What is needed
The material below holds pictures; leave them out and reproduce exactly the lines from the one with "Write the matplotlib code for this chart." through the one with "color=colors, ax=ax, legend=False)", inclusive.

Record extracts
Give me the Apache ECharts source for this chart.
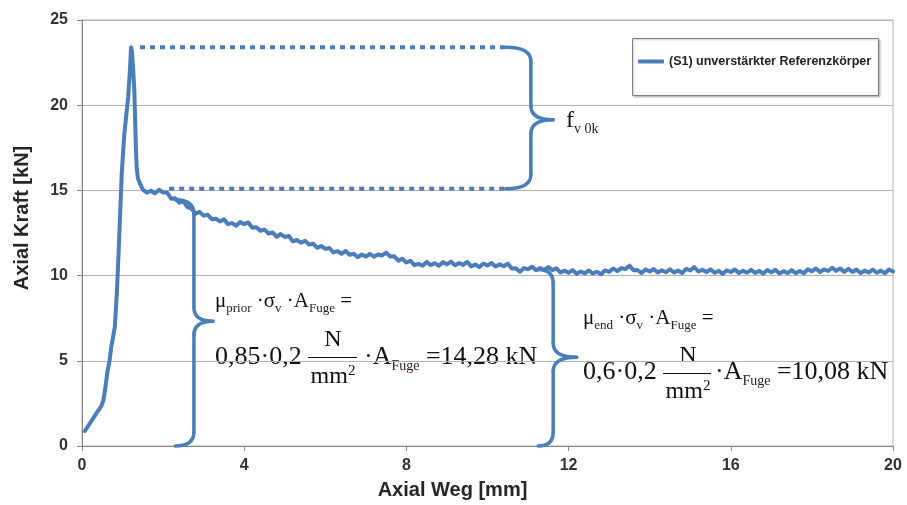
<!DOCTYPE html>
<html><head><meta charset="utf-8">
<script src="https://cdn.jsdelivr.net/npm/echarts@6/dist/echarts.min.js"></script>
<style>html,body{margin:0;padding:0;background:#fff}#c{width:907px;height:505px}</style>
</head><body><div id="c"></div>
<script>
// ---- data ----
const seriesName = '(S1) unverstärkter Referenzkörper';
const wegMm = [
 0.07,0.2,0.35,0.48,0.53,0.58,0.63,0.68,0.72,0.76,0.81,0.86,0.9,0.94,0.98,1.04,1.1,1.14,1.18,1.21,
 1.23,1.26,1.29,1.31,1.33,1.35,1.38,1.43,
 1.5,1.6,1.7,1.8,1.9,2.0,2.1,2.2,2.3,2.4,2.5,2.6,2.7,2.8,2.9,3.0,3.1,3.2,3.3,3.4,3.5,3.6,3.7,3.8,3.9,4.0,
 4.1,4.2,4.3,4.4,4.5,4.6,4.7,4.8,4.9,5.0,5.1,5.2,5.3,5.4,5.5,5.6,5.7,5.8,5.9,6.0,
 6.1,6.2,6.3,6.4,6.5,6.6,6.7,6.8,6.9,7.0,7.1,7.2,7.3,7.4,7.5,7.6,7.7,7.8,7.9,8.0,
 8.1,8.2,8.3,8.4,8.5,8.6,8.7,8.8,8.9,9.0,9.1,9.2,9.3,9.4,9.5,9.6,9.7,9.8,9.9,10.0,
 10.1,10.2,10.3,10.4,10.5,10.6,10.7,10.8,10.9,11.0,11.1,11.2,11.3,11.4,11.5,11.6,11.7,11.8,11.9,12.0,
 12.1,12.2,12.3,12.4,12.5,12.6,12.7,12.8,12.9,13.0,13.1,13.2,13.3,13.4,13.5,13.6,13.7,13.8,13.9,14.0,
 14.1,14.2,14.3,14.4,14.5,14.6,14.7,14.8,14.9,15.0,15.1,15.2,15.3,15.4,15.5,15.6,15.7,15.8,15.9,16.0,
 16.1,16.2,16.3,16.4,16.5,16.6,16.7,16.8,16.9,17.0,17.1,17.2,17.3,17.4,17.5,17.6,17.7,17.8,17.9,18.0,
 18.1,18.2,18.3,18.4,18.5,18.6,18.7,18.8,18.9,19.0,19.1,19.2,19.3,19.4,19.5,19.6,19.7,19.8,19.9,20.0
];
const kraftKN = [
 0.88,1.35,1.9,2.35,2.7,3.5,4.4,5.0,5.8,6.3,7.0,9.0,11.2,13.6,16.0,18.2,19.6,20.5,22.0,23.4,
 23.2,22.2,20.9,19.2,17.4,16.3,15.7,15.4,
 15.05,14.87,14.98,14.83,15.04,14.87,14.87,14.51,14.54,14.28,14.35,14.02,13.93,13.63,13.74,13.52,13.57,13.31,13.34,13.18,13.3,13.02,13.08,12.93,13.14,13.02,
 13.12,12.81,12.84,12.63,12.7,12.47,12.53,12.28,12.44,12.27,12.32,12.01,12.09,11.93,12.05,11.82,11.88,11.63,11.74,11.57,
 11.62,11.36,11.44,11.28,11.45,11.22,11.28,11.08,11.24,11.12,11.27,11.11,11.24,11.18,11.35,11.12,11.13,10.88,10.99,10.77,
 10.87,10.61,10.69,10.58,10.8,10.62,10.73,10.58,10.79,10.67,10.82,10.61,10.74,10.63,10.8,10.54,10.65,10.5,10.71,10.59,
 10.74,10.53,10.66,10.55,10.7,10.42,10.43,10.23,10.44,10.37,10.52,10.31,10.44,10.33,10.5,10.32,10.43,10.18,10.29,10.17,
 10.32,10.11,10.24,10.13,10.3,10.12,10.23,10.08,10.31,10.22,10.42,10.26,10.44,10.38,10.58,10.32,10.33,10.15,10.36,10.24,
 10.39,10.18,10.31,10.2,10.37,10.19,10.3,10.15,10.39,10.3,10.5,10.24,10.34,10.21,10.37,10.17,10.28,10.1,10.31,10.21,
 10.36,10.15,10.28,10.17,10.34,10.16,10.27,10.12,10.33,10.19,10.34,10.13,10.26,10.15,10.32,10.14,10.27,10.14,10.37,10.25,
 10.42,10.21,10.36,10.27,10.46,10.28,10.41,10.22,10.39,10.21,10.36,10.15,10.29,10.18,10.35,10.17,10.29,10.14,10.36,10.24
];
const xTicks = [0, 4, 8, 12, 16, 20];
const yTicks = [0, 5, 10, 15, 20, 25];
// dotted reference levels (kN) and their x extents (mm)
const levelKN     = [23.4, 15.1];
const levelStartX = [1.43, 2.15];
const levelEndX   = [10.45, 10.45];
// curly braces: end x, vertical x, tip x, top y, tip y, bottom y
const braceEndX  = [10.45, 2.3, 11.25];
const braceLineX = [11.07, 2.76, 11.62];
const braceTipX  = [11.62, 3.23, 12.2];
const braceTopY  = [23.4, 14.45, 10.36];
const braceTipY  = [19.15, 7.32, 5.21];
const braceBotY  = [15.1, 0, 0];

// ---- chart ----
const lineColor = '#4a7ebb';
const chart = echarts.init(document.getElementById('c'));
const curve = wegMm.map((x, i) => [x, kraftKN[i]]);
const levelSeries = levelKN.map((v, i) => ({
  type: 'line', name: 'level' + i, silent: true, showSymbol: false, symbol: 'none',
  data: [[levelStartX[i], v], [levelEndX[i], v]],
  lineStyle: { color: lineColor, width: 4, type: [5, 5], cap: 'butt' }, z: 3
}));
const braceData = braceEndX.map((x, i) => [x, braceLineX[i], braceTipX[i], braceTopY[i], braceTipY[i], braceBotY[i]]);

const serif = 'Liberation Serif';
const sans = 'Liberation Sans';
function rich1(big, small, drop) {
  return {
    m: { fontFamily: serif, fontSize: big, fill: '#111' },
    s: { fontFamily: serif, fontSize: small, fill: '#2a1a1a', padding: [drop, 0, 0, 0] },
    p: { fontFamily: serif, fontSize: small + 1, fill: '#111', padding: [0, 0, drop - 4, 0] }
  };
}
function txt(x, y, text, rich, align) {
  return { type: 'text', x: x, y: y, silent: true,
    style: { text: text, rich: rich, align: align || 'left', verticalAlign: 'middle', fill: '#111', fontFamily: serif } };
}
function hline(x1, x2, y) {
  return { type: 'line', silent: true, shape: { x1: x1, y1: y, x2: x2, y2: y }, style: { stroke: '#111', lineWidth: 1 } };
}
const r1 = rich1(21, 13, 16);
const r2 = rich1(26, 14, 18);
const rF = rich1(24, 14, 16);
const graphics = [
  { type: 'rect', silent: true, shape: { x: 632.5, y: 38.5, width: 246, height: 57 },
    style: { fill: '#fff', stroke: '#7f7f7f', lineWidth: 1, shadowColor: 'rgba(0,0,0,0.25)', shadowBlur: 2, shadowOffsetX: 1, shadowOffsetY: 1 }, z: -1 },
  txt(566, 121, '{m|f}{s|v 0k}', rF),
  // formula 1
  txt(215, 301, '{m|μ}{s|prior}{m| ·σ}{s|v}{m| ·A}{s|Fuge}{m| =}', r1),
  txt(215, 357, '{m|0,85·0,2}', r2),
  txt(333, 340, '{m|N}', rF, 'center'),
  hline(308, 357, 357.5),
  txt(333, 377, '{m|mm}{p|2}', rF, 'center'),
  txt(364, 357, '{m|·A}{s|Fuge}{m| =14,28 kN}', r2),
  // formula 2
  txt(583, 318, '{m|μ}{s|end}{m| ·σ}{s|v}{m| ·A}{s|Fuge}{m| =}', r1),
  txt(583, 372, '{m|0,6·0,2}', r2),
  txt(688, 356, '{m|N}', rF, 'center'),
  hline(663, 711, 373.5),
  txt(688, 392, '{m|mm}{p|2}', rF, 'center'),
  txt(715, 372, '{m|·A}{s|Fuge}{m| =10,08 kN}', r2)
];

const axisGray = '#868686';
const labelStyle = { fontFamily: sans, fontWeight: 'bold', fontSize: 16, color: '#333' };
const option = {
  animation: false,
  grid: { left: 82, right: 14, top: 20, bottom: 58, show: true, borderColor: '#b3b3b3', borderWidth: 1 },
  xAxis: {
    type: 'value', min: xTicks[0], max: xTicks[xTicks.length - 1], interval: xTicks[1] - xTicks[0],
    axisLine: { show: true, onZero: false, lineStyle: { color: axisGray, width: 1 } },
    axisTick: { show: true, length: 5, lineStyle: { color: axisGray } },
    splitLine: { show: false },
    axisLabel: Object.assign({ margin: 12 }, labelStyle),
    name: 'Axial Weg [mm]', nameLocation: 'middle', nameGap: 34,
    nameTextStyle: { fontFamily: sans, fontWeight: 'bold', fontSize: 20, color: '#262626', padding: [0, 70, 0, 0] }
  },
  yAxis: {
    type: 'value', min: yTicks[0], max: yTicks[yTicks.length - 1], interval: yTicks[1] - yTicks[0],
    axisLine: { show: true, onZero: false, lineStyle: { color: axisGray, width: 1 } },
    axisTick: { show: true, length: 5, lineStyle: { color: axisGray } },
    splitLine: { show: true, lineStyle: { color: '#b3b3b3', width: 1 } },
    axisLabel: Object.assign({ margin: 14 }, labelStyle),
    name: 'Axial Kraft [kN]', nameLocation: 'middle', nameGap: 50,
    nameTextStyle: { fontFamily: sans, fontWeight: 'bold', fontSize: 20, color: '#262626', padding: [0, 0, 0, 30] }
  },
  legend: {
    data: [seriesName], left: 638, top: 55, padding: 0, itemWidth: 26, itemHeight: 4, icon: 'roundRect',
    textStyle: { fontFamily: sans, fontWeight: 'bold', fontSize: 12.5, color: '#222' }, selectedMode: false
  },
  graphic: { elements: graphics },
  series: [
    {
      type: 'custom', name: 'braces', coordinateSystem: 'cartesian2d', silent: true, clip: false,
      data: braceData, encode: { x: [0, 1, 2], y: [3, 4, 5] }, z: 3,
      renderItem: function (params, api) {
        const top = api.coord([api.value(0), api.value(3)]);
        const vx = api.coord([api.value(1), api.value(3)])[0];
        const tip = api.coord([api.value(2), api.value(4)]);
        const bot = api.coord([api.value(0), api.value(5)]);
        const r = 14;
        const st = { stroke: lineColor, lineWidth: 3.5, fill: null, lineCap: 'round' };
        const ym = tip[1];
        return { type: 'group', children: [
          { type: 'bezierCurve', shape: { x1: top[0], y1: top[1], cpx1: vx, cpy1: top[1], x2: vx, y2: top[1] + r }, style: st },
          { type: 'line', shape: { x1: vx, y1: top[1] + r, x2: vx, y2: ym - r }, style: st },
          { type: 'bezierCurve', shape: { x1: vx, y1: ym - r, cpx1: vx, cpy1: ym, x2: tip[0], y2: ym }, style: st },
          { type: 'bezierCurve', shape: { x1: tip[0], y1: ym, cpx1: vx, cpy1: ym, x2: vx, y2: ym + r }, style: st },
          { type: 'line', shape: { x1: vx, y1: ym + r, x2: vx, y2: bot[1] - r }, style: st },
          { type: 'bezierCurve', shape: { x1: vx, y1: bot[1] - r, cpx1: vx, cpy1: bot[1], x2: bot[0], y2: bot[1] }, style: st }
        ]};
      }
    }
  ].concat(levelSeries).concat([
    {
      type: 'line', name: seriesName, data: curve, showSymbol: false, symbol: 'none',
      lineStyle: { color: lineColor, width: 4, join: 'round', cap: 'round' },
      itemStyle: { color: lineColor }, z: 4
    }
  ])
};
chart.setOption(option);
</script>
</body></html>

--

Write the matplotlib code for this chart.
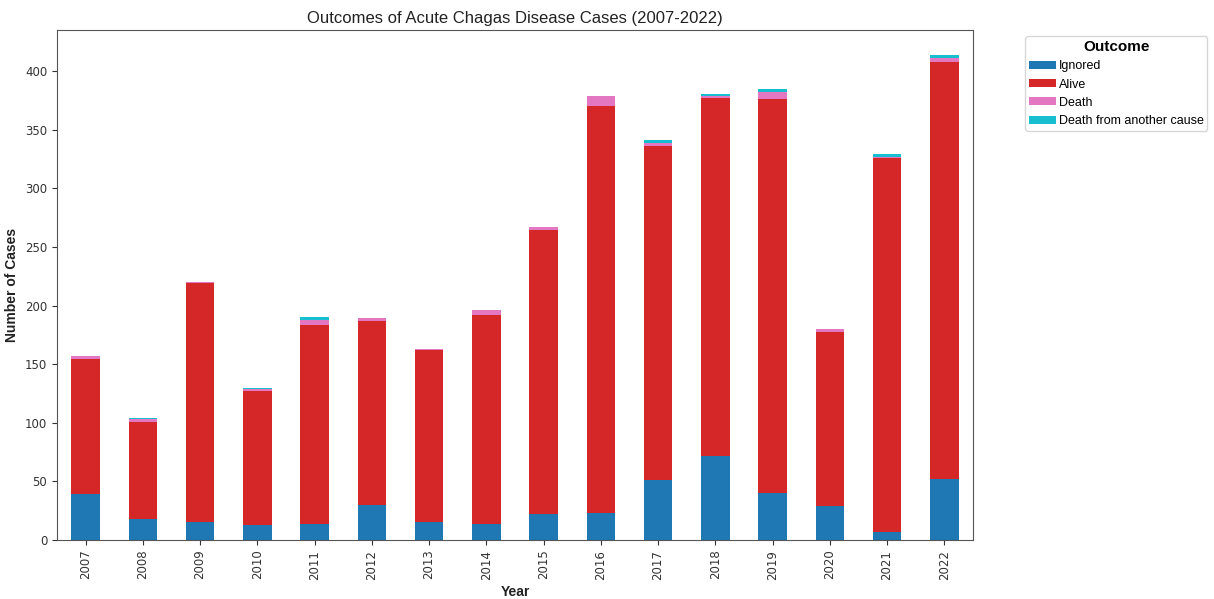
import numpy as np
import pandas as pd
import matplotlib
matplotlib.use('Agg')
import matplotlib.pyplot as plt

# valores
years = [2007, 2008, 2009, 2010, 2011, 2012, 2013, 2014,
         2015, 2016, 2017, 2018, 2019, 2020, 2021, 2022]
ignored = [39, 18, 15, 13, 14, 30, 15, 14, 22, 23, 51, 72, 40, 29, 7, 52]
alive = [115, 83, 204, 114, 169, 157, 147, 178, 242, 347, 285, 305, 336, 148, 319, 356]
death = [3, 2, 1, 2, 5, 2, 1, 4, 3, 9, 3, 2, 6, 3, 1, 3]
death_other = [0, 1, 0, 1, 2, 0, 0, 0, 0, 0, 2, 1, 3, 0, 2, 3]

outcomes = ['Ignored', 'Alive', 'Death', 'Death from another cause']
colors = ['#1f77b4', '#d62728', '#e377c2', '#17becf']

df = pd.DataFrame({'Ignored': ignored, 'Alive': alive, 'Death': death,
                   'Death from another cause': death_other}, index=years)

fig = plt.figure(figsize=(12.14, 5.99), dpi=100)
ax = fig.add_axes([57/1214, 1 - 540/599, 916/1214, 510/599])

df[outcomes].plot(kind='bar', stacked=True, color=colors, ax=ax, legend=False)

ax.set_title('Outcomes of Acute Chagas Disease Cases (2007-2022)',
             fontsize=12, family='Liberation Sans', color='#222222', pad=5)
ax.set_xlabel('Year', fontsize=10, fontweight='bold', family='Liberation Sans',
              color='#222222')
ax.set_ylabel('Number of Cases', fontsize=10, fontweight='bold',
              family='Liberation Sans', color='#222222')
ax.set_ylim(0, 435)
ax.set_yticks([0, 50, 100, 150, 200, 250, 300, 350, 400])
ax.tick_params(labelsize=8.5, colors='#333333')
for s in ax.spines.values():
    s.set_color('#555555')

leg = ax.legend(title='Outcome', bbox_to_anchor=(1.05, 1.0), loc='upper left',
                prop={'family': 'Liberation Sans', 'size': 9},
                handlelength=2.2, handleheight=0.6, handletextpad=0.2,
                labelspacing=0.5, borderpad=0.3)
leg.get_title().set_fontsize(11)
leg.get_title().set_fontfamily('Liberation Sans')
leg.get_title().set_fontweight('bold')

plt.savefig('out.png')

Right answer
Write the matplotlib code for this chart.
import numpy as np
import pandas as pd
import matplotlib
matplotlib.use('Agg')
import matplotlib.pyplot as plt

# valores
years = [2007, 2008, 2009, 2010, 2011, 2012, 2013, 2014,
         2015, 2016, 2017, 2018, 2019, 2020, 2021, 2022]
ignored = [39, 18, 15, 13, 14, 30, 15, 14, 22, 23, 51, 72, 40, 29, 7, 52]
alive = [115, 83, 204, 114, 169, 157, 147, 178, 242, 347, 285, 305, 336, 148, 319, 356]
death = [3, 2, 1, 2, 5, 2, 1, 4, 3, 9, 3, 2, 6, 3, 1, 3]
death_other = [0, 1, 0, 1, 2, 0, 0, 0, 0, 0, 2, 1, 3, 0, 2, 3]

outcomes = ['Ignored', 'Alive', 'Death', 'Death from another cause']
colors = ['#1f77b4', '#d62728', '#e377c2', '#17becf']

df = pd.DataFrame({'Ignored': ignored, 'Alive': alive, 'Death': death,
                   'Death from another cause': death_other}, index=years)

fig = plt.figure(figsize=(12.14, 5.99), dpi=100)
ax = fig.add_axes([57/1214, 1 - 540/599, 916/1214, 510/599])

df[outcomes].plot(kind='bar', stacked=True, color=colors, ax=ax, legend=False)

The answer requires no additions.